I was not really sure where to post this question because it is kind of a mix between markets and morality. I was wondering if Mr. Woods could clarify this for me.
I was curious to know why the Catholic Church condemns speculation? In particular, what constitutes “gambling” on prices, and “lawful buying and selling”. Does that mean that day traders that trade Forex, Futures, and Stocks are doing something morally reprehensible? If speculation provides a service to an economy, how is there wrong doing?
I cannot speak to the contemporary situation concerning the Catholic Church’s teaching on speculation, but the history of it has been chronicled by the economist, Murray Rothbard, in his book “Economic Thought Before Adam Smith.”

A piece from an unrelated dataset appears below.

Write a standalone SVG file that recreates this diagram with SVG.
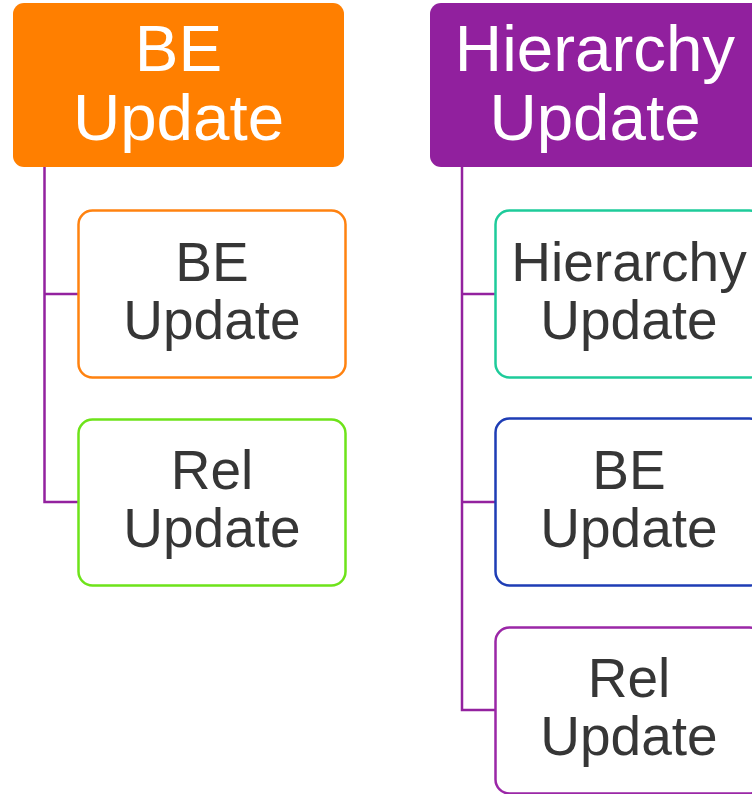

Rothbard shows how the scholars of the Catholic Church moderated and eventually overcame the restrictions placed on speculative gain initiated under Charlemagne. He cites Rufinus in his Summa (1157-59) of Gratian’s Decretum as the first scholar to justify arbitrage gain or profit from speculation coupled with the labor and expense of the lay merchant (p. 38). He did so on the same grounds as he justified profit to artisans as a result of their labor and expenses.
As Rothbard points out, Thomas Aquinas explicitly justified uncertainty of the future as a source of gain for a merchant (pp. 53-54).
The Late Scholastics tended to be even more favorable toward merchant activity. For example, Rothbard cites Thomas Cajetan in his treatise on foreign exchange, De Cambiis (1499), as the founder of expectations theory in economics (pp. 100-101).